Divide and Classify
A decision tree is one of the most intuitive machine learning models — it mirrors how humans make decisions through a series of questions. Given data with features and labels, the algorithm finds the best feature and threshold to split the data into purer groups. It repeats recursively on each subset until a stopping criterion is met. The result is a tree of if-then rules that can classify new data points by traversing from root to leaf.
Axis-Aligned Partitions
Each split in a standard decision tree tests a single feature against a threshold, creating a boundary that is perpendicular to one feature axis. The simulation shows these rectangular partitions overlaid on the 2D data — you can see how the tree approximates complex boundaries (circles, XOR patterns) through many small rectangular regions.
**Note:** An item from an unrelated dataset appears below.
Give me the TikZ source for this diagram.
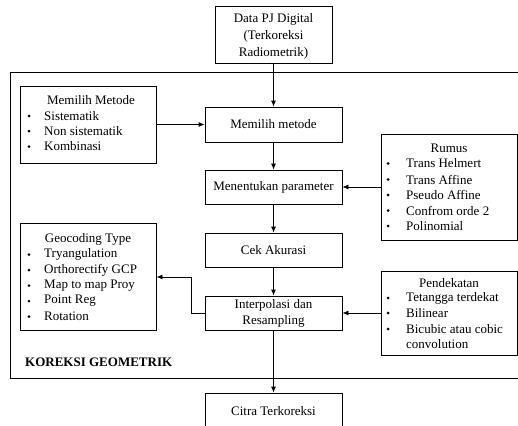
\documentclass[tikz,border=0pt]{standalone}
\usepackage{fontspec}
\setmainfont{Liberation Serif}
\usetikzlibrary{arrows.meta}
\begin{document}
\begin{tikzpicture}[x=1pt,y=-1pt,
  font=\fontsize{13}{15}\selectfont,
  box/.style={draw,line width=0.8pt,minimum width=137pt,minimum height=34pt,inner sep=0pt,align=center},
  listbox/.style={draw,line width=0.8pt,minimum width=136pt,inner sep=0pt},
  txt/.style={inner sep=0pt,anchor=west},
  ttl/.style={inner sep=0pt},
  dot/.style={circle,fill,inner sep=0pt,minimum size=3pt},
  arr/.style={line width=0.8pt,-{Latex[length=6pt,width=5pt]}}]
\useasboundingbox (0,0) rectangle (518,425);
\begin{scope}
\clip (0,0) rectangle (518,425);
% outer frame of the geometric correction stage
\draw[line width=0.8pt] (10,72) rectangle (540,378);
\node[anchor=west,inner sep=0pt,font=\fontsize{13}{15}\selectfont\bfseries] (kg) at (25,362) {KOREKSI GEOMETRIK};

% main column
\node[box,minimum width=117pt,minimum height=57pt] (data) at (273.5,34.5) {};
\node[ttl] at (273.5,19) {Data PJ Digital};
\node[ttl] at (273.5,36.5) {(Terkoreksi};
\node[ttl] at (273.5,53) {Radiometrik)};
\node[box,minimum height=35pt] (metode) at (273.5,124.5) {Memilih metode};
\node[box] (param) at (273.5,187) {Menentukan parameter};
\node[box] (cek) at (273.5,250) {Cek Akurasi};
\node[box,minimum height=34pt] (interp) at (273.5,313) {};
\node[ttl] at (273.5,305) {Interpolasi dan};
\node[ttl] at (273.5,321) {Resampling};
\node[box,minimum height=35pt] (citra) at (273.5,410.5) {};
\node[ttl] at (273.5,411) {Citra Terkoreksi};

% side boxes
\node[listbox,minimum height=77pt] (pilih) at (88,124.5) {};
\node[ttl] at (91,100) {Memilih Metode};
\foreach \y/\t in {116/Sistematik,131/Non sistematik,146.5/Kombinasi}{
  \node[dot] at (29,\y) {}; \node[txt] at (44,\y) {\t};}

\node[listbox,minimum height=107pt] (geo) at (88,276.5) {};
\node[ttl] at (88,239) {Geocoding Type};
\foreach \y/\t in {254.5/Tryangulation,270/Orthorectify GCP,285.5/Map to map Proy,301/Point Reg,316.5/Rotation}{
  \node[dot] at (29,\y) {}; \node[txt] at (44,\y) {\t};}

\node[listbox,minimum height=106pt] (rumus) at (449,187) {};
\node[ttl] at (449,148.5) {Rumus};
\foreach \y/\t in {163.5/Trans Helmert,179.5/Trans Affine,195/Pseudo Affine,210.5/Confrom orde 2,226/Polinomial}{
  \node[dot] at (388,\y) {}; \node[txt] at (406,\y) {\t};}

\node[listbox,minimum height=84pt] (dekat) at (449,313) {};
\node[ttl] at (449,283) {Pendekatan};
\node[dot] at (388,298) {}; \node[txt] at (406,298) {Tetangga terdekat};
\node[dot] at (388,313) {}; \node[txt] at (406,313) {Bilinear};
\node[dot] at (388,329) {}; \node[txt] at (406,329) {Bicubic atau cobic};
\node[txt] at (406,344) {convolution};

% connectors
\draw[arr] (data) -- (metode);
\draw[arr] (metode) -- (param);
\draw[arr] (param) -- (cek);
\draw[arr] (cek) -- (interp);
\draw[arr] (interp) -- (citra);
\draw[arr] (pilih.east) -- (metode.west);
\draw[arr] (rumus.west) -- (param.east);
\draw[arr] (dekat.west) -- (interp.east);
\coordinate (bend) at (191,313);
\draw[arr] (interp.west) -- (bend) |- (geo.east |- 0,277);
\end{scope}
\end{tikzpicture}
\end{document}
This axis-alignment is both a strength (simple, interpretable) and a limitation (requires many splits for diagonal boundaries).
Growing and Pruning
An unpruned tree will keep splitting until every leaf is pure — perfectly classifying the training data but memorizing noise. The max_depth parameter controls this: shallower trees underfit (too simple) while deeper trees overfit (too complex). The sweet spot depends on the data complexity and noise level. In production, cross-validation is used to find the optimal depth, and ensemble methods aggregate many trees to get robust predictions.
From Single Trees to Forests
The power of decision trees was amplified by ensemble methods. Random Forests (Breiman, 2001) train hundreds of trees on bootstrap samples with random feature subsets, then vote on predictions — dramatically reducing overfitting. Gradient Boosting (XGBoost, LightGBM) builds trees sequentially, with each tree correcting the errors of the previous ones. These ensemble methods consistently win machine learning competitions on structured/tabular data.